* BEGIN *

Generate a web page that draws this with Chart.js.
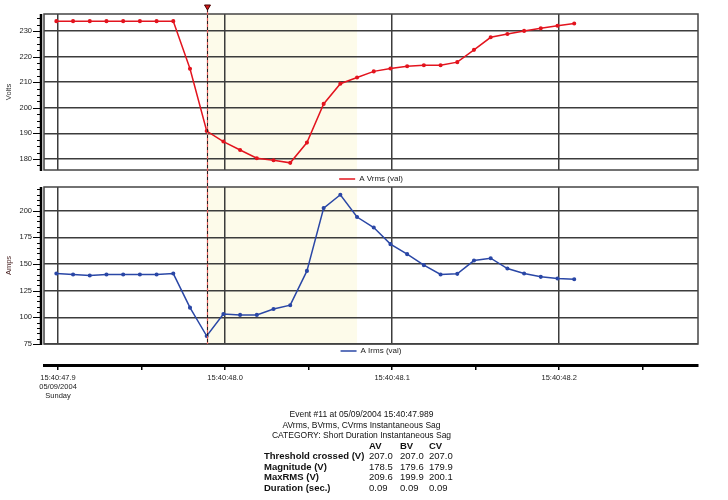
<!DOCTYPE html>
<html>
<head>
<meta charset="utf-8">
<script src="https://cdn.jsdelivr.net/npm/chart.js@4.4.1/dist/chart.umd.min.js"></script>
<style>
  body { margin: 0; background: #fff; font-family: "Liberation Sans", Arial, sans-serif; }
  #wrap { position: relative; width: 728px; height: 500px; overflow: hidden; }
  canvas { position: absolute; left: 0; top: 0; }
  #info { position: absolute; left: 0; top: 409px; width: 723px; font-size: 8.5px; line-height: 10.5px; color: #111; }
  #info .c { text-align: center; }
  #summary { position: absolute; left: 264px; top: 31.5px; border-collapse: collapse; font-size: 9.5px; }
  #summary td { padding: 0; height: 10.5px; line-height: 10.5px; white-space: nowrap; }
  #summary td.lbl, #summary tr.hd td { font-weight: bold; }
</style>
</head>
<body>
<div id="wrap">
  <canvas id="voltChart" width="728" height="195"></canvas>
  <canvas id="ampChart" width="728" height="415"></canvas>
  <div id="info">
    <div class="c">Event #11 at 05/09/2004 15:40:47.989</div>
    <div class="c">AVrms, BVrms, CVrms Instantaneous Sag</div>
    <div class="c">CATEGORY: Short Duration Instantaneous Sag</div>
    <table id="summary"></table>
  </div>
</div>
<script>
// sample times, ms after 15:40:47
const times = [899, 909, 919, 929, 939, 949, 959, 969, 979, 989, 999, 1009, 1019, 1029, 1039, 1049,
  1059, 1069, 1079, 1089, 1099, 1109, 1119, 1129, 1139, 1149, 1159, 1169, 1179, 1189, 1199, 1209];
const voltsA = [233.8, 233.8, 233.8, 233.8, 233.8, 233.8, 233.8, 233.8, 215.2, 190.9, 186.8, 183.5,
  180.3, 179.5, 178.5, 186.4, 201.5, 209.4, 211.8, 214.2, 215.3, 216.2, 216.6, 216.6,
  217.8, 222.6, 227.5, 228.8, 230.0, 231.0, 232.0, 232.9];
const ampsA = [141.1, 140.2, 139.2, 140.2, 140.2, 140.2, 140.2, 141.1, 109.1, 82.5, 103.2, 102.3,
  102.3, 107.9, 111.4, 143.6, 202.5, 215.0, 194.1, 184.3, 168.7, 159.3, 149.0, 140.2,
  140.8, 153.3, 155.5, 145.8, 141.1, 138.0, 136.4, 135.8];

const timeTicks = [900, 950, 1000, 1050, 1100, 1150, 1200, 1250];
const timeLabels = [['15:40:47.9', '05/09/2004', 'Sunday'], '', '15:40:48.0', '', '15:40:48.1', '', '15:40:48.2', ''];
const timeRange = [891.6, 1283.1];
const voltRange = [175.7, 236.6];
const ampRange = [75, 222.3];

// trigger at 15:40:47.989, duration 0.09 s
const sagStart = 989;
const sagEnd = 1079;

const summaryHead = ['', 'AV', 'BV', 'CV'];
const summaryRows = ['Threshold crossed (V)', 'Magnitude (V)', 'MaxRMS (V)', 'Duration (sec.)'];
const summaryAV = ['207.0', '178.5', '209.6', '0.09'];
const summaryBV = ['207.0', '179.6', '199.9', '0.09'];
const summaryCV = ['207.0', '179.9', '200.1', '0.09'];

const GRID = '#3c3c3c';
const NONE = 'rgba(0,0,0,0)';
const FONT = 'Liberation Sans';

// summary table under the chart
const tbl = document.getElementById('summary');
const widths = [105, 31, 29, 30];
let html = '<tr class="hd">' + summaryHead.map((h, i) => `<td style="width:${widths[i]}px">${h}</td>`).join('') + '</tr>';
summaryRows.forEach((r, i) => {
  html += `<tr><td class="lbl">${r}</td><td>${summaryAV[i]}</td><td>${summaryBV[i]}</td><td>${summaryCV[i]}</td></tr>`;
});
tbl.innerHTML = html;

function xScale(showTicks) {
  return {
    type: 'linear',
    min: timeRange[0],
    max: timeRange[1],
    weight: 2000,
    afterBuildTicks: s => { s.ticks = timeTicks.map(v => ({ value: v })); },
    afterFit: s => { s.height = showTicks ? 45 : 0; },
    grid: {
      color: c => (c.tick && timeLabels[timeTicks.indexOf(c.tick.value)] !== '') ? GRID : NONE,
      lineWidth: 1.5,
      drawTicks: showTicks,
      tickColor: '#000',
      tickWidth: 1.5,
      tickLength: 5
    },
    border: { display: showTicks, width: 3, color: '#000' },
    ticks: {
      display: showTicks,
      autoSkip: false,
      maxRotation: 0,
      padding: 3,
      color: '#222',
      font: { family: FONT, size: 7.5 },
      callback: (v, i) => timeLabels[i]
    }
  };
}

function yScale(range, step, every, title, titleColor) {
  return {
    min: range[0],
    max: range[1],
    afterFit: s => { s.width = 44; s.paddingTop = 0; s.paddingBottom = 0; },
    afterBuildTicks: s => { s.ticks = s.ticks.filter(t => t.value >= s.min && t.value <= s.max); },
    grid: {
      color: c => (c.tick && c.tick.value % every === 0) ? GRID : NONE,
      lineWidth: 1.5,
      drawTicks: false
    },
    border: { display: false },
    ticks: {
      stepSize: step,
      maxTicksLimit: 100,
      includeBounds: false,
      autoSkip: false,
      padding: 12,
      color: '#222',
      font: { family: FONT, size: 7.5 },
      callback: v => (v % every === 0 ? v : '')
    },
    title: { display: true, text: title, color: titleColor, font: { family: FONT, size: 7.5 }, padding: { top: 4, bottom: 0 } }
  };
}

function legendOpts(pad) {
  return {
    position: 'bottom',
    fullSize: false,
    labels: {
      usePointStyle: true,
      pointStyle: 'line',
      pointStyleWidth: 16,
      padding: pad,
      color: '#222',
      font: { family: FONT, size: 8 }
    }
  };
}

// pale band for the sag duration, under the grid
const sagShade = {
  id: 'sagShade',
  beforeDraw(chart) {
    const { ctx, chartArea: a, scales: { x } } = chart;
    const x1 = x.getPixelForValue(sagStart);
    const x2 = x.getPixelForValue(sagEnd);
    ctx.save();
    ctx.fillStyle = '#fdfbea';
    ctx.fillRect(x1, a.top, x2 - x1, a.bottom - a.top);
    ctx.restore();
  }
};

// plot frame, thick y axis line and its major/minor ticks
const frame = {
  id: 'frame',
  afterDraw(chart) {
    const { ctx, chartArea: a, scales: { y } } = chart;
    ctx.save();
    ctx.strokeStyle = '#444';
    ctx.lineWidth = 1.5;
    ctx.strokeRect(a.left, a.top, a.right - a.left, a.bottom - a.top);
    ctx.strokeStyle = '#000';
    ctx.lineWidth = 1;
    y.ticks.forEach(t => {
      const py = Math.round(y.getPixelForValue(t.value)) + 0.5;
      ctx.beginPath();
      ctx.moveTo(a.left - (t.label !== '' ? 11 : 7), py);
      ctx.lineTo(a.left - 3, py);
      ctx.stroke();
    });
    ctx.lineWidth = 2.5;
    ctx.beginPath();
    ctx.moveTo(a.left - 3, a.top);
    ctx.lineTo(a.left - 3, a.bottom + 1);
    ctx.stroke();
    ctx.restore();
  }
};

// trigger marker: dashed line through both panels + triangle on top
const trigger = {
  id: 'trigger',
  afterDraw(chart) {
    const { ctx, chartArea: a, scales: { x } } = chart;
    const px = Math.round(x.getPixelForValue(sagStart)) + 0.5;
    ctx.save();
    ctx.strokeStyle = '#e05a5a';
    ctx.lineWidth = 1.2;
    ctx.beginPath();
    ctx.moveTo(px, 9);
    ctx.lineTo(px, a.bottom);
    ctx.stroke();
    ctx.strokeStyle = '#222';
    ctx.lineWidth = 1;
    ctx.setLineDash([3, 3]);
    ctx.beginPath();
    ctx.moveTo(px, 9);
    ctx.lineTo(px, a.bottom);
    ctx.stroke();
    ctx.setLineDash([]);
    ctx.fillStyle = '#d01818';
    ctx.strokeStyle = '#400';
    ctx.lineWidth = 1;
    ctx.beginPath();
    ctx.moveTo(px - 3, 5);
    ctx.lineTo(px + 3, 5);
    ctx.lineTo(px, 10);
    ctx.closePath();
    ctx.fill();
    ctx.stroke();
    ctx.restore();
  }
};

new Chart(document.getElementById('voltChart'), {
  type: 'line',
  data: {
    datasets: [{
      label: 'A Vrms (val)',
      data: times.map((t, i) => ({ x: t, y: voltsA[i] })),
      borderColor: '#e3141e',
      backgroundColor: '#e3141e',
      borderWidth: 1.5,
      pointRadius: 1.3,
      tension: 0
    }]
  },
  options: {
    responsive: false,
    animation: false,
    layout: { padding: { top: 14, right: 30, bottom: 2, left: 0 } },
    scales: {
      x: xScale(false),
      y: yScale(voltRange, 2.5, 10, 'Volts', '#333')
    },
    plugins: { legend: legendOpts(5), tooltip: { enabled: false } }
  },
  plugins: [sagShade, frame]
});

new Chart(document.getElementById('ampChart'), {
  type: 'line',
  data: {
    datasets: [{
      label: 'A Irms (val)',
      data: times.map((t, i) => ({ x: t, y: ampsA[i] })),
      borderColor: '#2a47a6',
      backgroundColor: '#2a47a6',
      borderWidth: 1.5,
      pointRadius: 1.3,
      tension: 0
    }]
  },
  options: {
    responsive: false,
    animation: false,
    layout: { padding: { top: 187, right: 30, bottom: 5, left: 0 } },
    scales: {
      x: xScale(true),
      y: yScale(ampRange, 5, 25, 'Amps', '#4a2424')
    },
    plugins: { legend: legendOpts(3), tooltip: { enabled: false } }
  },
  plugins: [sagShade, frame, trigger]
});
</script>
</body>
</html>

* END *

- Problem to work on -
Repeat the lines exactly as they stand, from the opening line of the data through the line with "const ampRange = [75, 222.3];". Pictures stay out of the copy.

- Task answer -
Generate a web page that draws this with Chart.js.
<!DOCTYPE html>
<html>
<head>
<meta charset="utf-8">
<script src="https://cdn.jsdelivr.net/npm/chart.js@4.4.1/dist/chart.umd.min.js"></script>
<style>
  body { margin: 0; background: #fff; font-family: "Liberation Sans", Arial, sans-serif; }
  #wrap { position: relative; width: 728px; height: 500px; overflow: hidden; }
  canvas { position: absolute; left: 0; top: 0; }
  #info { position: absolute; left: 0; top: 409px; width: 723px; font-size: 8.5px; line-height: 10.5px; color: #111; }
  #info .c { text-align: center; }
  #summary { position: absolute; left: 264px; top: 31.5px; border-collapse: collapse; font-size: 9.5px; }
  #summary td { padding: 0; height: 10.5px; line-height: 10.5px; white-space: nowrap; }
  #summary td.lbl, #summary tr.hd td { font-weight: bold; }
</style>
</head>
<body>
<div id="wrap">
  <canvas id="voltChart" width="728" height="195"></canvas>
  <canvas id="ampChart" width="728" height="415"></canvas>
  <div id="info">
    <div class="c">Event #11 at 05/09/2004 15:40:47.989</div>
    <div class="c">AVrms, BVrms, CVrms Instantaneous Sag</div>
    <div class="c">CATEGORY: Short Duration Instantaneous Sag</div>
    <table id="summary"></table>
  </div>
</div>
<script>
// sample times, ms after 15:40:47
const times = [899, 909, 919, 929, 939, 949, 959, 969, 979, 989, 999, 1009, 1019, 1029, 1039, 1049,
  1059, 1069, 1079, 1089, 1099, 1109, 1119, 1129, 1139, 1149, 1159, 1169, 1179, 1189, 1199, 1209];
const voltsA = [233.8, 233.8, 233.8, 233.8, 233.8, 233.8, 233.8, 233.8, 215.2, 190.9, 186.8, 183.5,
  180.3, 179.5, 178.5, 186.4, 201.5, 209.4, 211.8, 214.2, 215.3, 216.2, 216.6, 216.6,
  217.8, 222.6, 227.5, 228.8, 230.0, 231.0, 232.0, 232.9];
const ampsA = [141.1, 140.2, 139.2, 140.2, 140.2, 140.2, 140.2, 141.1, 109.1, 82.5, 103.2, 102.3,
  102.3, 107.9, 111.4, 143.6, 202.5, 215.0, 194.1, 184.3, 168.7, 159.3, 149.0, 140.2,
  140.8, 153.3, 155.5, 145.8, 141.1, 138.0, 136.4, 135.8];

const timeTicks = [900, 950, 1000, 1050, 1100, 1150, 1200, 1250];
const timeLabels = [['15:40:47.9', '05/09/2004', 'Sunday'], '', '15:40:48.0', '', '15:40:48.1', '', '15:40:48.2', ''];
const timeRange = [891.6, 1283.1];
const voltRange = [175.7, 236.6];
const ampRange = [75, 222.3];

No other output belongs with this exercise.